▶ **Job**
Set all the material down again unchanged, without the pictures.

>> begin

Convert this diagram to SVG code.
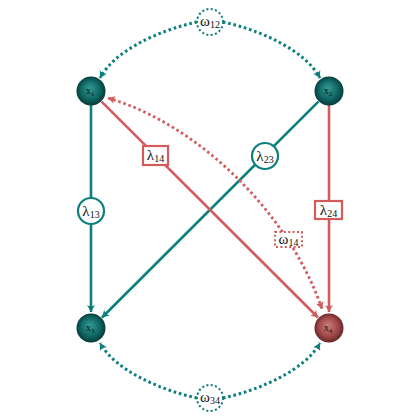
<svg xmlns="http://www.w3.org/2000/svg" width="420" height="420" viewBox="0 0 420 420">
<defs>
<radialGradient id="gTeal" cx="0.5" cy="0.5" r="0.55" fx="0.45" fy="0.4">
<stop offset="0" stop-color="#359a96"/>
<stop offset="0.6" stop-color="#0f6664"/>
<stop offset="1" stop-color="#04302f"/>
</radialGradient>
<radialGradient id="gRed" cx="0.5" cy="0.5" r="0.55" fx="0.45" fy="0.4">
<stop offset="0" stop-color="#cf7d7d"/>
<stop offset="0.6" stop-color="#a04848"/>
<stop offset="1" stop-color="#5a1f1f"/>
</radialGradient>
<marker id="aT" viewBox="-8 -5 10 10" markerWidth="10" markerHeight="10" refX="0" refY="0" orient="auto" markerUnits="userSpaceOnUse">
<path d="M0,0 L-7,-4 Q-4.5,0 -7,4 Z" fill="#0b7f7c"/>
</marker>
<marker id="aR" viewBox="-8 -5 10 10" markerWidth="10" markerHeight="10" refX="0" refY="0" orient="auto" markerUnits="userSpaceOnUse">
<path d="M0,0 L-7,-4 Q-4.5,0 -7,4 Z" fill="#d25c5c"/>
</marker>
<marker id="aRs" viewBox="-8 -5 10 10" markerWidth="10" markerHeight="10" refX="0" refY="0" orient="auto-start-reverse" markerUnits="userSpaceOnUse">
<path d="M0,0 L-7,-4 Q-4.5,0 -7,4 Z" fill="#d25c5c"/>
</marker>
</defs>
<style>
.t{stroke:#0b7f7c;stroke-width:2.6;fill:none}
.r{stroke:#d25c5c;stroke-width:2.6;fill:none}
.td{stroke:#0b7f7c;stroke-width:3;fill:none;stroke-dasharray:2.6 2.8}
.rd{stroke:#d25c5c;stroke-width:2.8;fill:none;stroke-dasharray:2.6 2.8}
.lc{fill:#fff;stroke:#0b7f7c;stroke-width:2.2}
.lr{fill:#fff;stroke:#d25c5c;stroke-width:2.2}
.wc{fill:#fff;stroke:#0b7f7c;stroke-width:2;stroke-dasharray:2 2.4}
.wr{fill:#fff;stroke:#d25c5c;stroke-width:2;stroke-dasharray:2 2.4}
.lab{font-family:"Liberation Serif","DejaVu Serif",serif;font-size:15px;fill:#111;text-anchor:middle}
.sub{font-size:10px}
.nl{font-family:"Liberation Serif","DejaVu Serif",serif;font-size:10.5px;fill:#061616;text-anchor:middle}
.nsub{font-size:6.5px}
</style>
<g id="connectors">
<path class="t" d="M91,105 L91,312" marker-end="url(#aT)"/>
<path class="t" d="M318.4,101.6 L102,317.5" marker-end="url(#aT)"/>
<path class="r" d="M101.6,101.6 L318,317.5" marker-end="url(#aR)"/>
<path class="r" d="M329,105 L329,312" marker-end="url(#aR)"/>
<path class="rd" d="M108,98 C200,125 290,215 322,309" marker-start="url(#aRs)" marker-end="url(#aR)"/>
<path class="td" d="M197,22 C160,30 115,50 100,78" marker-end="url(#aT)"/>
<path class="td" d="M223,22 C260,30 305,50 320,78" marker-end="url(#aT)"/>
<path class="td" d="M197,398 C160,390 115,370 100,343" marker-end="url(#aT)"/>
<path class="td" d="M223,398 C260,390 305,370 320,343" marker-end="url(#aT)"/>
</g>
<g id="lambda13"><circle class="lc" cx="91" cy="211" r="13"/><text class="lab" x="91" y="215.5">λ<tspan class="sub" dy="2">13</tspan></text></g>
<g id="lambda23"><circle class="lc" cx="265" cy="156" r="13"/><text class="lab" x="265" y="160.5">λ<tspan class="sub" dy="2">23</tspan></text></g>
<g id="lambda14"><rect class="lr" x="143" y="146" width="25" height="19"/><text class="lab" x="155.5" y="159.5">λ<tspan class="sub" dy="2">14</tspan></text></g>
<g id="lambda24"><rect class="lr" x="315" y="201" width="27" height="18"/><text class="lab" x="328.5" y="214.5">λ<tspan class="sub" dy="2">24</tspan></text></g>
<g id="omega14"><rect class="wr" x="275" y="232" width="27" height="15"/><text class="lab" x="288.5" y="243.5">ω<tspan class="sub" dy="2">14</tspan></text></g>
<g id="omega12"><circle class="wc" cx="210" cy="22" r="13"/><text class="lab" x="210" y="25.5">ω<tspan class="sub" dy="2">12</tspan></text></g>
<g id="omega34"><circle class="wc" cx="210" cy="398" r="13"/><text class="lab" x="210" y="401.5">ω<tspan class="sub" dy="2">34</tspan></text></g>
<g id="x1"><circle cx="91" cy="91" r="14.5" fill="url(#gTeal)"/><text class="nl" x="90" y="94">x<tspan class="nsub" dy="1.5">1</tspan></text></g>
<g id="x2"><circle cx="329" cy="91" r="14.5" fill="url(#gTeal)"/><text class="nl" x="328" y="94">x<tspan class="nsub" dy="1.5">2</tspan></text></g>
<g id="x3"><circle cx="91" cy="328" r="14.5" fill="url(#gTeal)"/><text class="nl" x="90" y="331">x<tspan class="nsub" dy="1.5">3</tspan></text></g>
<g id="x4"><circle cx="329" cy="328" r="14.5" fill="url(#gRed)"/><text class="nl" x="328" y="331">x<tspan class="nsub" dy="1.5">4</tspan></text></g>
</svg>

>> end

▶ **Final result**
Convert this diagram to SVG code.
<svg xmlns="http://www.w3.org/2000/svg" width="420" height="420" viewBox="0 0 420 420">
<defs>
<radialGradient id="gTeal" cx="0.5" cy="0.5" r="0.55" fx="0.45" fy="0.4">
<stop offset="0" stop-color="#359a96"/>
<stop offset="0.6" stop-color="#0f6664"/>
<stop offset="1" stop-color="#04302f"/>
</radialGradient>
<radialGradient id="gRed" cx="0.5" cy="0.5" r="0.55" fx="0.45" fy="0.4">
<stop offset="0" stop-color="#cf7d7d"/>
<stop offset="0.6" stop-color="#a04848"/>
<stop offset="1" stop-color="#5a1f1f"/>
</radialGradient>
<marker id="aT" viewBox="-8 -5 10 10" markerWidth="10" markerHeight="10" refX="0" refY="0" orient="auto" markerUnits="userSpaceOnUse">
<path d="M0,0 L-7,-4 Q-4.5,0 -7,4 Z" fill="#0b7f7c"/>
</marker>
<marker id="aR" viewBox="-8 -5 10 10" markerWidth="10" markerHeight="10" refX="0" refY="0" orient="auto" markerUnits="userSpaceOnUse">
<path d="M0,0 L-7,-4 Q-4.5,0 -7,4 Z" fill="#d25c5c"/>
</marker>
<marker id="aRs" viewBox="-8 -5 10 10" markerWidth="10" markerHeight="10" refX="0" refY="0" orient="auto-start-reverse" markerUnits="userSpaceOnUse">
<path d="M0,0 L-7,-4 Q-4.5,0 -7,4 Z" fill="#d25c5c"/>
</marker>
</defs>
<style>
.t{stroke:#0b7f7c;stroke-width:2.6;fill:none}
.r{stroke:#d25c5c;stroke-width:2.6;fill:none}
.td{stroke:#0b7f7c;stroke-width:3;fill:none;stroke-dasharray:2.6 2.8}
.rd{stroke:#d25c5c;stroke-width:2.8;fill:none;stroke-dasharray:2.6 2.8}
.lc{fill:#fff;stroke:#0b7f7c;stroke-width:2.2}
.lr{fill:#fff;stroke:#d25c5c;stroke-width:2.2}
.wc{fill:#fff;stroke:#0b7f7c;stroke-width:2;stroke-dasharray:2 2.4}
.wr{fill:#fff;stroke:#d25c5c;stroke-width:2;stroke-dasharray:2 2.4}
.lab{font-family:"Liberation Serif","DejaVu Serif",serif;font-size:15px;fill:#111;text-anchor:middle}
.sub{font-size:10px}
.nl{font-family:"Liberation Serif","DejaVu Serif",serif;font-size:10.5px;fill:#061616;text-anchor:middle}
.nsub{font-size:6.5px}
</style>
<g id="connectors">
<path class="t" d="M91,105 L91,312" marker-end="url(#aT)"/>
<path class="t" d="M318.4,101.6 L102,317.5" marker-end="url(#aT)"/>
<path class="r" d="M101.6,101.6 L318,317.5" marker-end="url(#aR)"/>
<path class="r" d="M329,105 L329,312" marker-end="url(#aR)"/>
<path class="rd" d="M108,98 C200,125 290,215 322,309" marker-start="url(#aRs)" marker-end="url(#aR)"/>
<path class="td" d="M197,22 C160,30 115,50 100,78" marker-end="url(#aT)"/>
<path class="td" d="M223,22 C260,30 305,50 320,78" marker-end="url(#aT)"/>
<path class="td" d="M197,398 C160,390 115,370 100,343" marker-end="url(#aT)"/>
<path class="td" d="M223,398 C260,390 305,370 320,343" marker-end="url(#aT)"/>
</g>
<g id="lambda13"><circle class="lc" cx="91" cy="211" r="13"/><text class="lab" x="91" y="215.5">λ<tspan class="sub" dy="2">13</tspan></text></g>
<g id="lambda23"><circle class="lc" cx="265" cy="156" r="13"/><text class="lab" x="265" y="160.5">λ<tspan class="sub" dy="2">23</tspan></text></g>
<g id="lambda14"><rect class="lr" x="143" y="146" width="25" height="19"/><text class="lab" x="155.5" y="159.5">λ<tspan class="sub" dy="2">14</tspan></text></g>
<g id="lambda24"><rect class="lr" x="315" y="201" width="27" height="18"/><text class="lab" x="328.5" y="214.5">λ<tspan class="sub" dy="2">24</tspan></text></g>
<g id="omega14"><rect class="wr" x="275" y="232" width="27" height="15"/><text class="lab" x="288.5" y="243.5">ω<tspan class="sub" dy="2">14</tspan></text></g>
<g id="omega12"><circle class="wc" cx="210" cy="22" r="13"/><text class="lab" x="210" y="25.5">ω<tspan class="sub" dy="2">12</tspan></text></g>
<g id="omega34"><circle class="wc" cx="210" cy="398" r="13"/><text class="lab" x="210" y="401.5">ω<tspan class="sub" dy="2">34</tspan></text></g>
<g id="x1"><circle cx="91" cy="91" r="14.5" fill="url(#gTeal)"/><text class="nl" x="90" y="94">x<tspan class="nsub" dy="1.5">1</tspan></text></g>
<g id="x2"><circle cx="329" cy="91" r="14.5" fill="url(#gTeal)"/><text class="nl" x="328" y="94">x<tspan class="nsub" dy="1.5">2</tspan></text></g>
<g id="x3"><circle cx="91" cy="328" r="14.5" fill="url(#gTeal)"/><text class="nl" x="90" y="331">x<tspan class="nsub" dy="1.5">3</tspan></text></g>
<g id="x4"><circle cx="329" cy="328" r="14.5" fill="url(#gRed)"/><text class="nl" x="328" y="331">x<tspan class="nsub" dy="1.5">4</tspan></text></g>
</svg>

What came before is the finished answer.